So, I'm kinda hoping with the 7970 out, perhaps you guys might be willing to divulge the secret happy dance to making uav11 work? I thought perhaps it was that typeless read-only uav thing, and tried it because, well, bascially what I need is a nice big constant buffer. (ok, big is a relative term, but bigger than the constant buffer). I figured, well, a cached read-only uav should be about perfect, and I suspect it will work rather nicely on the 7970s since you said there is basically no more constant buffer.
So a follow up would be how would a typess read-only uav be implemented on Caymans? (wrt caching?) Speed is obviously "my thing" I have a perhaps nice time/space tradeoff, but if I can't get caching, since the time is already fairly low, it may not be worth it. If its cached, I suspect I'll see a decent improvement! If its only good for the 7970's, well, it may not do me much good yet...
You can add "_cached" to the loads. Such as
uav_raw_load_id(11)_cached r1011, r1010.xxxx
This will tell the compiler to use the cached resource. This will work for all GPUs HD54xx and up.
Edit: Sorry this doesn't work outside of OpenCL, sorry for the confusion. See post below.
I was under the impression that the _cached was only supposed to work with uav11, which always seems to return 0s no matter what you do to it. That was what I took away from my last conversation about uav11 anyways I think my playing with my kernel though has got it all messed up now as simply reading from uav0 now shows me all 0's...so I'll get back on that tomorrow, get it working slowly with uav0, then try cached/11/typeless_raw read-only, etc again.
Yes, the example I showed uses uav11 As for getting 0s for the loads... Looks like the "cached" feature for HD5xxx/6xxx is only supported for OpenCL as you won't be able to get access to uav11 otherwise. Sorry for the confusion.
HD77xx/79xx always use caching so you don't need to do anything special there.
Right, that was the reason for my question...as I put it before, I was hoping you could divulge the secret happy dance to get uav11 working. OpenCL is based on CAL from everything I've been told. so there has to be a way....not even really sure why AMD wants to keep this a secret as everything else about the system is pretty open....

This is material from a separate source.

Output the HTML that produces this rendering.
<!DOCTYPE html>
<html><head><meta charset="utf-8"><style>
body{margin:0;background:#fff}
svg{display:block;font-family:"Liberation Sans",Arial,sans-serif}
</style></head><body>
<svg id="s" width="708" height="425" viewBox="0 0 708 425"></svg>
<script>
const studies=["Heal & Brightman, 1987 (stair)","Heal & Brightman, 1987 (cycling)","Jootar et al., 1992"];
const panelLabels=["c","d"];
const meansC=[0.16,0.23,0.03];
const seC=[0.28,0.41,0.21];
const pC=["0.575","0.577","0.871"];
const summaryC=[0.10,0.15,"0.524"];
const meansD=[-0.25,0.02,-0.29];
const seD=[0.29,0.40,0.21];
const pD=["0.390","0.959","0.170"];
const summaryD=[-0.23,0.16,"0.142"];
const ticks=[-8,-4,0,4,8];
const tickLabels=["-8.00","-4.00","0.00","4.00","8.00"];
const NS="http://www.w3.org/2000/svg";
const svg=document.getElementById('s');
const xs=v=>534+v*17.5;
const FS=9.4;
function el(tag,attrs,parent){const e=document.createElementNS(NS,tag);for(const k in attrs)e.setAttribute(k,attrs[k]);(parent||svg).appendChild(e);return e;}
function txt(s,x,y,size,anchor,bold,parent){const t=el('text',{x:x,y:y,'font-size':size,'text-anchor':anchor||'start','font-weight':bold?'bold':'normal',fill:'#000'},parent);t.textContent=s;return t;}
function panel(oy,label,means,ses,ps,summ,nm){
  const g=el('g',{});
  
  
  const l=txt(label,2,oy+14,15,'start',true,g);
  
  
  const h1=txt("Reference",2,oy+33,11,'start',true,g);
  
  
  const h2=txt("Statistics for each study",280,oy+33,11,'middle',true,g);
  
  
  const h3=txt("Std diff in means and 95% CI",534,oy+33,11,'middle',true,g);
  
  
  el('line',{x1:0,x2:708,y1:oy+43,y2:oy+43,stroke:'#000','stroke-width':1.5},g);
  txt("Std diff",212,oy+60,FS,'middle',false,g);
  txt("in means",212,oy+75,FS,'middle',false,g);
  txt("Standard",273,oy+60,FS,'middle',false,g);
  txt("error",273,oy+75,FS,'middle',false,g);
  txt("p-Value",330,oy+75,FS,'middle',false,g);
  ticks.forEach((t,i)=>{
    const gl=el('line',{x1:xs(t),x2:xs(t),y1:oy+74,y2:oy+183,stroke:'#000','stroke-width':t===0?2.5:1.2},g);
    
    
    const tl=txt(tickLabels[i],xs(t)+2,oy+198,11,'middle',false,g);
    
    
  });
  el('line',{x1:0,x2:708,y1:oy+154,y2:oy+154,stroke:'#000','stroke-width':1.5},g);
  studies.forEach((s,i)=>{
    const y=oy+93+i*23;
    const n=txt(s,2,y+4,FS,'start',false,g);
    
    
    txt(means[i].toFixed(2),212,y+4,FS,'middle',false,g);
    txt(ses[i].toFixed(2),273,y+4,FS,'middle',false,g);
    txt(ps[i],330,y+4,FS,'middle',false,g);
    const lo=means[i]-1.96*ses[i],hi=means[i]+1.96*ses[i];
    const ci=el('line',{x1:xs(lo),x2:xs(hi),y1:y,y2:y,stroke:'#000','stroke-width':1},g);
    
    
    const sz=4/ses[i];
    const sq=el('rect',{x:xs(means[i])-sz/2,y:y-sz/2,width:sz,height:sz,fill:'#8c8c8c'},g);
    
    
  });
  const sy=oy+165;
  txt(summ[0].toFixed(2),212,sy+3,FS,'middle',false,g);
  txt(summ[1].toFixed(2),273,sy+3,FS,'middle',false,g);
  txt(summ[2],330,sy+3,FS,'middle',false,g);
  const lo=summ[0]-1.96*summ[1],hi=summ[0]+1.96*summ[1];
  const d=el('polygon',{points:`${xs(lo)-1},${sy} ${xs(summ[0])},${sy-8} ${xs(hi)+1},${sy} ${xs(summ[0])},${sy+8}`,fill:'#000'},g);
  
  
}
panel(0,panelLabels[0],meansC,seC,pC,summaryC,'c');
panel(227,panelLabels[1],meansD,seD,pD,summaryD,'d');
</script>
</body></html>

So if I had to guess....I'd guess I need to load aticaldd64.dll, GetExport calResAllocView and/or calResAllocViewSlice, but also typedef something for the view return value?
Well, if I have time, I guess I'll just have to try and RE it some more...that was only about 5 minutes of looking...so I bet I can figure it out...;)

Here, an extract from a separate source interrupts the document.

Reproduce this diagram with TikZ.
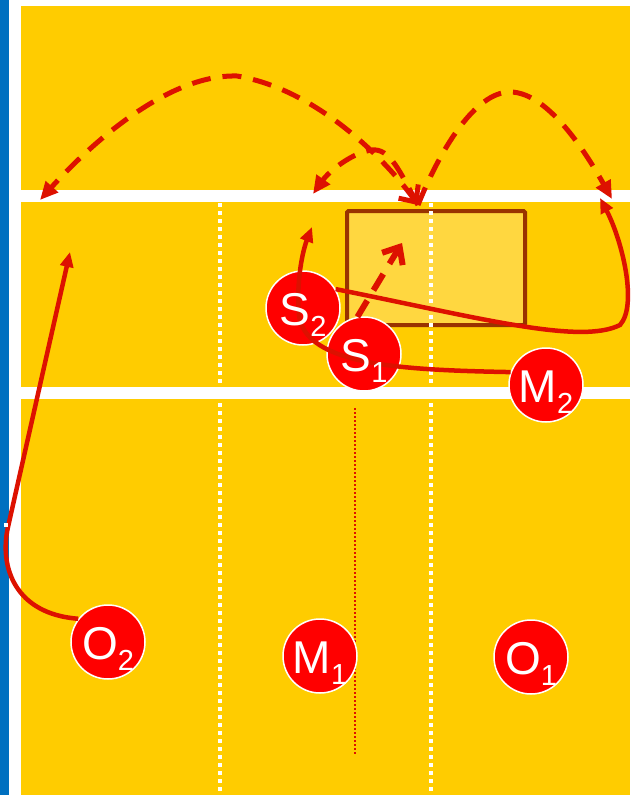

Anyhow, then how about telling me if its worthwhile at all to switch to using typless read only uav's on Caymans/turks? How is it implemented? If its small enough will it go into the constant buffer? Will it do something like caching on the typless read only uavs on cayman hardware if uav11 isn't declared anywhere else? Or will it just be like any other memory read, and therefore a performance hit?
Edit: Wow its a monday...stupid typo....
I thought you might say that...had hoped since it compiled that there has been some effort in making it efficient on the slightly older stuff...guess its back to Reverse Engineering...that unfortunately takes time...so its a backburner issue...
Yeah, the EG/NI UAV's have all sorts of problems(caching, alignment, ro/wo/rw, etc..), typeless are the replacements that fix all of the issues, but because of hardware/software constraints, they are not ported backwards.